# Math Help - clean ring

1. ## clean ring

A commutative ring is said to be clean if each of its elements can be written as the sum of a unit and an idempotent. for example, every quasi-local ring is a clean ring.
If R is clean and it is not a finite product of quasi-local rings, can we conclude that the set of idempotent elements of R is infinite?

2. by "quasi-local" ring did you mean a ring with only one maximal ideal or with finitely many maximal ideals?

3. I mean a ring with unique maximal ideal(local ring).

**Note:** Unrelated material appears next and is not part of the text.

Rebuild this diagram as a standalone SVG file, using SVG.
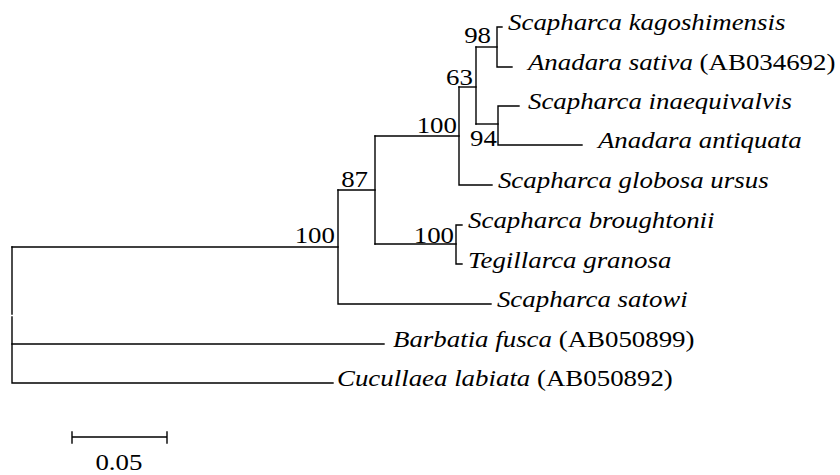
<svg xmlns="http://www.w3.org/2000/svg" width="840" height="475" viewBox="0 0 840 475">
<style>
.b{stroke:#000;stroke-width:1.4;fill:none;stroke-linecap:square}
text{font-family:"Liberation Serif","Times New Roman",serif;font-size:24px;fill:#000}
.sp{font-style:italic}
.lab{text-anchor:end}
</style>
<rect width="840" height="475" fill="#fff"/>
<g id="connectors">
<path class="b" d="M502,27H497V67H512"/>
<path class="b" d="M519,106H498V145H582"/>
<path class="b" d="M476,47H497"/>
<path class="b" d="M476,124H498"/>
<path class="b" d="M476,47V124"/>
<path class="b" d="M459,87H476"/>
<path class="b" d="M459,87V185H492"/>
<path class="b" d="M375,136H459"/>
<path class="b" d="M462,225H456V264H462"/>
<path class="b" d="M375,244H456"/>
<path class="b" d="M375,136V244"/>
<path class="b" d="M338,190H375"/>
<path class="b" d="M338,190V304H491"/>
<path class="b" d="M12,247H338"/>
<path class="b" d="M12,247V314"/>
<path class="b" d="M12,317V383H333"/>
<path class="b" d="M12,344H384"/>
</g>
<g transform="scale(1.12,1)">
<g id="leaf-kagoshimensis"><text class="sp" x="453.6" y="30">Scapharca kagoshimensis</text></g>
<g id="leaf-sativa"><text x="471.4" y="70"><tspan class="sp">Anadara sativa</tspan> (AB034692)</text></g>
<g id="leaf-inaequivalvis"><text class="sp" x="471.4" y="109.5">Scapharca inaequivalvis</text></g>
<g id="leaf-antiquata"><text class="sp" x="533.9" y="148.5">Anadara antiquata</text></g>
<g id="leaf-globosa"><text class="sp" x="444.6" y="188.5">Scapharca globosa ursus</text></g>
<g id="leaf-broughtonii"><text class="sp" x="417.9" y="228.5">Scapharca broughtonii</text></g>
<g id="leaf-granosa"><text class="sp" x="417.9" y="268">Tegillarca granosa</text></g>
<g id="leaf-satowi"><text class="sp" x="443.7" y="307.5">Scapharca satowi</text></g>
<g id="leaf-barbatia"><text x="350.9" y="347.5"><tspan class="sp">Barbatia fusca</tspan> (AB050899)</text></g>
<g id="leaf-cucullaea"><text x="300.9" y="386.5"><tspan class="sp">Cucullaea labiata</tspan> (AB050892)</text></g>
<g id="node-98"><text class="lab" x="438.4" y="43.5">98</text></g>
<g id="node-94"><text class="lab" x="443.7" y="146">94</text></g>
<g id="node-63"><text class="lab" x="422.3" y="85">63</text></g>
<g id="node-100a"><text class="lab" x="408" y="133">100</text></g>
<g id="node-100b"><text class="lab" x="405.4" y="243">100</text></g>
<g id="node-87"><text class="lab" x="328.6" y="187">87</text></g>
<g id="node-100c"><text class="lab" x="299.1" y="243.5">100</text></g>
<g id="scale-label"><text x="106.2" y="470" text-anchor="middle">0.05</text></g>
</g>
<g id="scale">
<path class="b" d="M72,437H167M72,432V443M167,432V443"/>
</g>
</svg>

4. Originally Posted by xixi
I mean a ring with unique maximal ideal(local ring).
ok. the answer is yes. i'll prove that if $R$ is clean and the number of its idempotents is finite, then $R$ is a finite direct product of local rings. the proof is by induction on $n,$ the number of idempotents. suppose $n = 2,$ i.e. the only idempotents of $R$ is $0$ and $1$. then for any $x \in R,$ either $x$ or $1 - x$ is a unit because $R$ is clean. now let $M$ be a maximal ideal of $R$ and $x \notin M$. then $Rx + M = R$ and hence $rx + y = 1 - x$, for some $y \in M$ and $r \in R$. thus $1-y=(r+1)x$. thus, since $y \in M$ and hence $y$ cannot be a unit, $1-y$ is a unit and so $(r+1)x$ is a unit. it follows that $x$ is a unit. so we just proved that every element outside $M$ is a unit and that means $R$ is a local ring. this completes the proof of our induction base. now suppose $n > 2$ and the claim is true for any clean ring with the number of idempotents strictly less than n. choose an idempotent $e \in R \setminus \{0,1\}.$ clearly $R = Re \oplus R(1-e)$ and the number of idempotents of $Re$ and $R(1-e)$ is at most $n-1$ because $1 \notin Re$ and $1 \notin R(1-e)$. so to finish the proof we only need to prove that if $R$ is clean, then $Re$ and $R(1-e)$ are clean too. this is quite easy and i'll prove it for $Re.$ the proof for $R(1-e)$ is similar. first note that the identity element of $Re$ is $e$. now suppose that $x = re$ is any element of $Re$. since $R$ is clean, we have $r = u + f$ for some unit $u \in R$ and an idempotent $f \in R$. then $x=re = ue + fe$ and it is clear that $ue$ is a unit in $Re$ and $fe$ is an idempotent in $Re$. the proof is now complete.